OK, here we go: https://github.com/magnusart/ansible/tree/s3-new-api

That branch implements the new API discussed here. I did some quite heavy refactoring to not end up in if-else hell. Was it for the better in the end? I dunno… you be the judge, tired right now so at this point I’m blind to flaws.

Anyhow, I tried to test as thoroughly as I could. As far as I can see I have covered the whole API we outlined, including override/checksum and delete/create bucket.

The code makes sure the different scenarios only triggers on correct combinations of parameters, you’ll see what I mean if you take a look in the source. The parameters can come in many different invalid combinations but at the same time have overlapping valid combinations so I could not take advantage of required_together.

Please have a look if you have few minutes over and test it out. If it feels all right I’ll submit a pull request.

/Magnus

Tested out basic GET and PUT and it works fine. :slight_smile:

One question though, what is the preferred way to pass the access-key and secret-key variables to the module? I have a vars-file included in my playbook where I have the ec2_access_key and ec2_secret_key variables defined but they are not picked up by the module. Instead I’ve had to specify them explicitly on the module line which gets awfully long.

s3: … ec2_access_key=${ec2_access_key} ec2_secret_key=${ec2_secret_key}

It would be nice to be able to read in the variables from a vars-file.

Nice, thanks for testing.

I have not touched any of the authentication functionality afik, I did some experimenting before refactoring. That time I only got it working when I passed it in explicitly params to my playbook, just like you described. Then again maybe I affected something with my change.

The credentials code is probably reused from the ec2 and ec2_vol modules. From what I gather Boto also support other methods of authentication as well, for example, ability pick up credentials from IAM role on your EC2 instance metadata so you don’t have to pass any credentials at all. Support for that would be very nice.

Since I would bet on that there will be other modules upcoming that interface with AWS, that all will use boto to do the heavy lifting, it is probably a good idea to make consistent changes to authentication across all these modules. Maybe lwade have some thoughts? I know that I need route53 support next.

/Magnus

Thanks Magnus, I’ll look to give this a test this week too.

Regarding authentication, I tend to use local_action for what I need to do and so I pick up the credentials from my environment. If its remote, I pass them to the module as you do Karl.

With the credentials stuff we could implement any of the following:

  1. pick up creds from OS env (done)
  2. get creds from explicit declaration (done)
  3. look for a boto config file
  4. use IAM roles inside an instance

(4) would be a good option, since other cloud platforms beside AWS don’t support IAM roles. I’m not sure (3) is really of much value?

Regarding (4), with boto it automatically looks for credentials in the metadata service. So if the S3 module was being run remote action on the instance, this would be quite feasible.

Hi

Comments below.

Thanks Magnus, I’ll look to give this a test this week too.

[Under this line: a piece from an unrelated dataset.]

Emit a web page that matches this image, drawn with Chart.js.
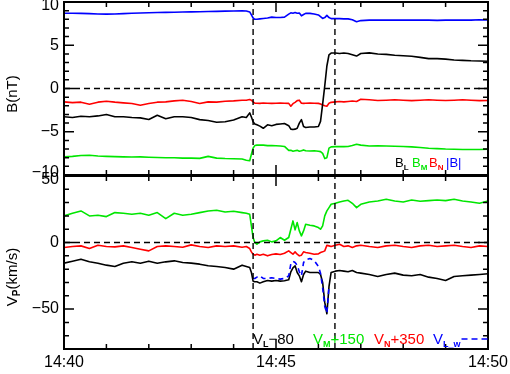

Cool! If tests OK, tell me and I’ll produce a pull request.

Regarding (4), with boto it automatically looks for credentials in the metadata service. So if the S3 module was being run remote action on the instance, this would be quite feasible.

I also think boto picking up credentials from IAM metadata is valuable, since it is nice to manage credentials separately from playbooks when possible.

However this means that the boto connect method should be called without arguments from what I could see in the boto docs. Right now it’s not doing that so boto will never(?) pick up those credentials. It is always passing the ec2_access_key and ec2_secret_key arguments.

I’m not planning on doing more on the s3 module until it has been more tested and reviewed. I can give extended credentials a go afterwards though. I want to give you guys here at ML possibility to have a look before doing more changes.

I also would like to give a route53 module a go in the future, if not somebody beats me to it, as I need it myself.

/Magnus

Hey Magnus,

Tested and it works just fine. I would say that after looking at the module I found it hard to read (and potentially debug), I think this is because of all of the functions you are declaring. There doesn’t seem to be much need due to lack of re-use. I’m not a true python person myself but I’m not entirely convinced its “better” this way, yet.

In regards to the IAM metadata stuff, you are correct but we shouldn’t need to change too much to get this going.

Regarding other modules, definately! I’m just preparing a post to the list about AWS-related modules, I’ll get this fired out shortly.

Kind Regards,

Lester

I would also like to see less one-liner functions.

Typically in testing you will want to break things up for debugging and running all of those function calls together can complicate breakpoint or output insertion.

Hmmm… I thought I answered this before but apparently that did not get sent. Very sorry for this delayed answer. I have had some work related turbulence the last weeks and been planning an event that takes up my free time until this weekend.

As for the one liners functions. I put those there raise the level of abstraction, because of the many if-elses that I had to put in. This is because the API became/needs to be open ended. I could not get it to work with the requires functionality provided in Ansible.

I actually do prefer many small methods, especially expressions, since I believe they improve readability. I did actually go farther but backed away since the try/catch clauses forced me to pass in so many arguments. However I could refactor those into one single try/catch and create descriptive methods for the other API calls. It would then read better.

Now, this is mostly a style preference (ie functional vs imperative) and if you feel strongly about the methods I can go the other way and just replace the method calls with the if-else expressions.

Give me an update on what you wish and I’ll give that a go in the coming week.

/Magnus

Yeah you have made things a bit too functional for us to make it easy to work on.

I like functional programming in places, and occasionally play with FP languages and so on, but this should be changed to be acceptable in Ansible here and make it easy to debug.

We are not trying to make it mathematically proveable, etc.